I hope I can find someone to help me out here, and hopefully not judge me.
I am 25 and have been married to my husband for almost 2 years now. I knew he looked at porn magazines before we got together, but now that we are married, I feel he should be lusting over me only.
Once my husband discovered free internet porn, it was on! Every chance he gets at work (he drives around all day) when he can get a wireless connection to his laptop, and even at home when I am in the next room. He has HUNDREDS of saved pictures and videos now.
I feel it is emotional cheating, even though our sex life is good. (I go through the motions and act aroused, but all I can think about is if he's imagining me as someone else)
I am extremely depressed about this, and I have tried to talk to him about it, but he gets angry and defensive.
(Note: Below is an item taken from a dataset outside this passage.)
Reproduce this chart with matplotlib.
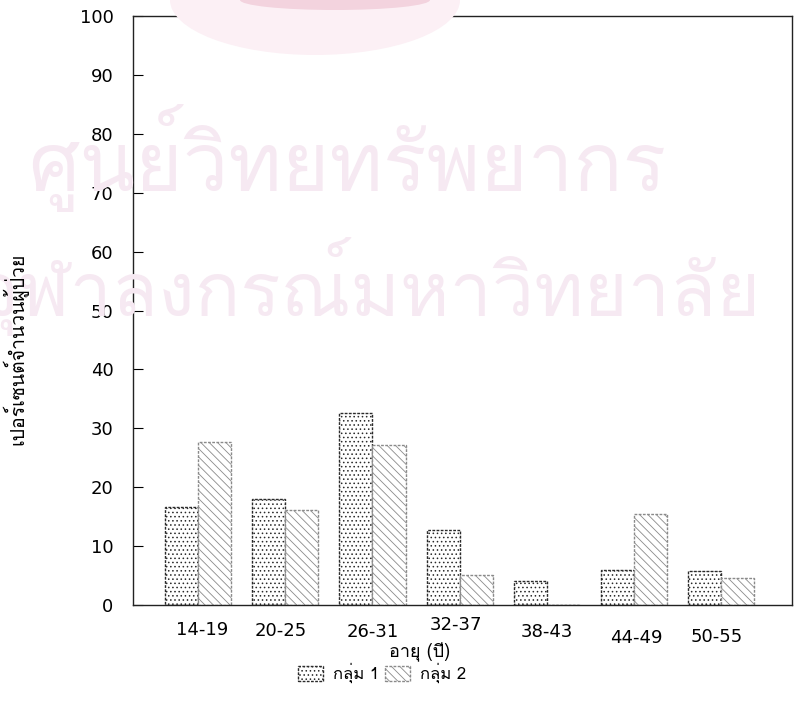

At one time he put a profile on a site for 1 on 1 sex, but told me when I found it that he was just trying to get pictures. He realized it was wrong and apologized. I even tested him with a fake myspace profile, and even though he would talk dirty with this girl (extremely graphic, made me physically ill) he told her he wasn't interested in meeting her.
I feel alone. I am home all day with our 2 kids, while he is at work looking at this stuff instead of calling me to say hi or maybe send me a naughty email?!? Am I not attractive or desireable enough to want to talk dirty with? I feel undesireable and ugly, no matter how many times he tells me hes attracted to me and I turn him on.
I tried taking some pictures of myself, even some videos for him to look at on his laptop, but spy software has shown me he does not even open the files, he hasn't since I put them on there.
He promised he wouldnt look at it at work and he lied.
I am considering separation. I love this man with all my heart and soul, he is my soul mate, but I can't live this way. I am taking out my hurt on my kids, pushing them away and telling them to go play, so I can sit and try and figure out how to cope with the hurt and dissapointment. He knows it hurts me to no end, but says every guy does it and there's nothing wrong with it, and he won't stop "casually surfing".
I want to tell him "If I leave, and you still insist on looking at porn instead of trying to fix our relationship, it's over"
I have never spoke about this to anyone. I need help so badly. I am so broken, so hurt. I can't stop crying about it, and it consumes my mind every day. Someone please help me, I don't want to separate, but I want him to understand that this is a serious problem for me, and it hurts so bad I am willing to leave.
Please someone give me some advice!
PS. He will not go to counseling, I have tried that, he says he doesn;t have a problem. But isn't your wife being unhappy and feeling insecure and unwanted a problem??
The loss of self esteem you are feeling is not unusual. It can be hard for many (men and women) to feel loved and respected when their spouse appears to show more interest in porn than the one they should be desiring. I will spare everyone my standard rant as I just posted it again yesterday. Your husband is completely in the wrong here, he is doing something that is hurting you and not taking your needs/wants into account. He won’t discuss it rationally and only gets angry and defensive when you bring it up. This indicates he may feel guilt about his actions. If he is engaging in this activity on company time he could lose his job because of it. As I suggested to a poster yesterday you might want to try writing him a letter to more deeply explain why this hurts you. Write it so you are not attacking his behavior but trying to let him know how this makes you feel. Explain it to him calmly and try to let his empathy for you emerge. Let him know you would like to set a time where the two of you can spend some time together to further discuss this calmly as a couple. Good luck
__________________
Amp
Confidence – Love – Patience – Faith Are the tools to help heal a marriage.
I'm so sorry you're dealing with this. Your husband has an addiction and is in denial about it. Some can look at porn and take it or leave it. Others become consumed by it. If it is troubling your marriage and he knows this, is doing this at work, in transit, wherever, it is clearly addictive behavior. It is not allowed in my household because my husband has had some of those same struggles in the past. If you cannot get him to go to counseling, you need to go for yourself. You need to rebuild your self-esteem and find constructive ways to set boundaries.
He will not go to counseling, I have tried that, he says he doesn;t have a problem. But isn't your wife being unhappy and feeling insecure and unwanted a problem??
I completely agree with you. Disrespecting your feelings is a BIG problem within your marriage. If he believes he doesn't have a problem, meaning he doesn't think it's an addiction or anything wrong with it and you should just deal with it, it may be hard to convince him otherwise.
Have you suggested marriage counseling or just individual for him? If individual, maybe try suggesting marriage counseling...you don't even have to bring up porn, but that you are feeling unhappy within the marriage and want to work on it. I really think if you can get him in the door, hearing how you feel with a third party present might be the only thing that opens his eyes (a point of view outside of the marriage)
The one condition i had when i found out my H was always looking at porn was that he go to counseling and stop looking at porn. If he didnt agree to that I couldnt stay.
Personally, I dont think you should stay if he wont try to get help. And i dont think you should try and make him. If he doesnt want to do it on his own, then i think you should leave. You deserve better.